Sheet RD72086 (above) contains markings in 1/72 scale for no less than 12 Ki-45 from seven units as follows:-

  • Ki-45 Kai Tei c/n 4101 of Dokuritsu Hiko 25 Chutai at Liaoyang airfield, Manchuria in February 1945 - in dark green mottle over grey with individual aircraft name 'Tachibana'
  • Ki-45 Kai Hei as flown by Sgt Yoshio Sakaguchi of 5th Sentai at Kyoshu airfield, Japan in April 1945 - in overall olive brown or black(ish) brown colour
  • Ki-45 Kai Hei of 27th Sentai at Clark field, Philippines in August 1945 - in overall olive brown
  • Ki-45 Kai Hei of Dokuritsu Hiko 25 Chutai at Shinkyo airfield, Manchuria in August 1945 - in dark green mottle over grey
  • Ki-45 Kai Tei of 45th Sentai at Clark Field, Philippines in August 1945 - in overall olive brown
  • Ki-45 Kai Tei as flown by Capt Totaro Ito of 5th Sentai at Kyoshu airfield, Japan in November 1944 - in overall olive brown or black(ish) brown colour with individual aircraft name 'Kuzuryu'. Ito was a Bukosho winner with claims for nine B-29s.
  • Ki-45 Kai Tei of 53rd Sentai at Matsudo airfield, Japan in 1945 - in dark green mottle over grey; the white trim lines are included for the striking nose flash but the red will need to be carefully painted
  • Ki-45 Kai Ko of Dokuritsu Hiko 84 Chutai at Canton, China, May-June 1942 - in a heavy green mottle over grey-green
  • Ki45 Kai Ko of the Army Flight Test Centre at Fussa in January 1942 - an unarmed aircraft in overall grey-green 
  • Ki-45 Kai Tei of 53rd Sentai at Matsudo airfield, Japan in February 1945 - in dark green mottle over grey


This sheet also includes partial markings for two more 53rd Sentai Toryu each bearing kill markings (adjusting the colour to better display the white markings the second 53rd insignia shown above appears near black but is cobalt blue on the decal sheet). Again an excellent sheet with some interesting and different subjects. The Hasegawa kit is recommended but the decals would probably work ok with the venerable Revell kit too. Regarding the two Dokuritsu Hiko 25 Chutai aircraft, the tail marking of the first subject, representing a stylised '25', was adopted from the beginning of 1945. Each aircraft was assigned an individual name and other names assigned were 武蔵 - Musashi, - Sakura, 伊予 - Iyo and 天竜 - Tenryu.  The tail marking of the second subject was designed by aircrew member Tsunetake Fujiki and adopted from the unit's establishment in August 1944 until the end of that year. The dual circles in the centre symbolised the '8' and '0's of the unit's coded designator - 'Manchuria Dai 800 Butai'. With the July 1944 2nd Air Army re-organisation this unit had been established as the 'Composite Twin-seat Fighter Squadron' under 15th Air Brigade HQ for the air defence of Anshan, until formally designated Dokuritsu Hiko 25 Chutai in August 1944. The unit also operated Ki-45 nightfighters in the overall black(ish) brown colour displaying the '25' unit insignia. The dual markings for this unit are especially welcomed by this reviewer. A Key Data Guide for Toryu colours is in preparation but has been delayed by  family commitments.

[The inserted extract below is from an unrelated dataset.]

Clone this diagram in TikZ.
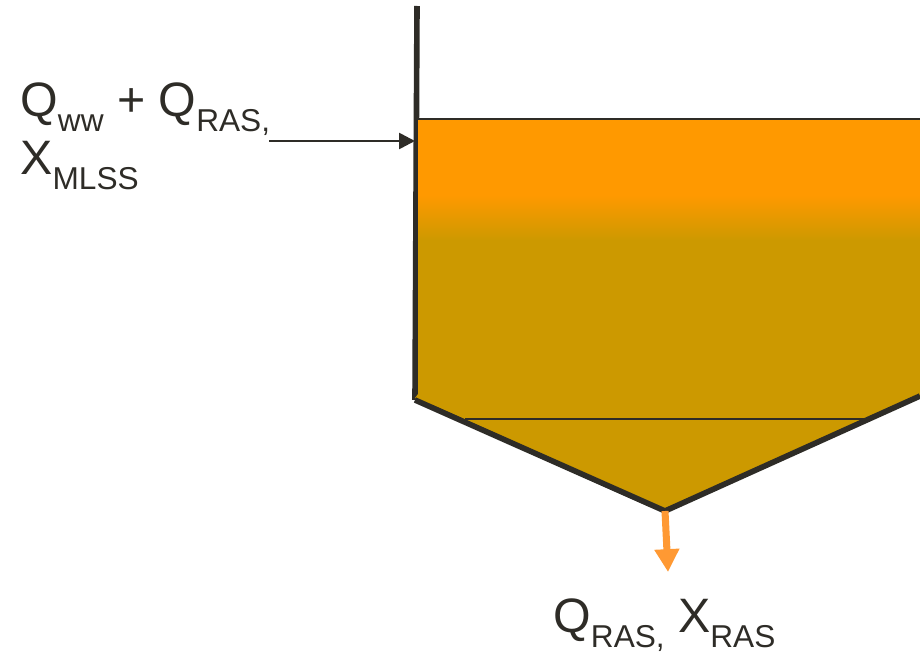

The Yokosuka K5Y1 'Willow' biplane trainer is catered for in 1/72 with a lovely set of markings (shown above) representing 'J-BCPQ' operated by the Kaigun Yobi Kokudan (海軍予備航空団 - Navy Reserve Air Group), a flying training unit for university students. The set is designed for either the AZ Models, Valom or Arii (ex-LS) kits and offers an attractive alternative to the usual Navy schemes for this type. The insignia is beautifully and crisply printed with the anchor design in metallic ink.
  


Last but not least is the AVI Models 1/72 scale Gasuden KR-1 kit (shown above), designed by Rising Models, which consists of the basic Fox Moth sprues with the addition of a replacement resin fuselage and crisply moulded seven part resin engine and prop. Kit decals by Rising offer a difficult choice between two very attractive examples - the silver doped and blue trimmed 'J-BBJI' operated by Nippon Koku Yuso Kenkyusho (Japan Air Transport Service) from 1935 to 1937 or a silver doped aircraft operated by the Manchukuo Kaijo Keisatsu Koku Butai (Maritime Police Air Unit) with the distinct Manchukuo roundels in six positions. The decal sheet is also by Rising and includes the blue fuselage trim for 'J-BBJI' although the wing leading and tailplane edge trim will need to be carefully painted. This neat kit should appeal to Japanese aircraft, civil aircraft and inter-war biplane enthusiasts.


With special thanks to Mirek of Rising Decals for kindly sending the review samples to Aviation of Japan.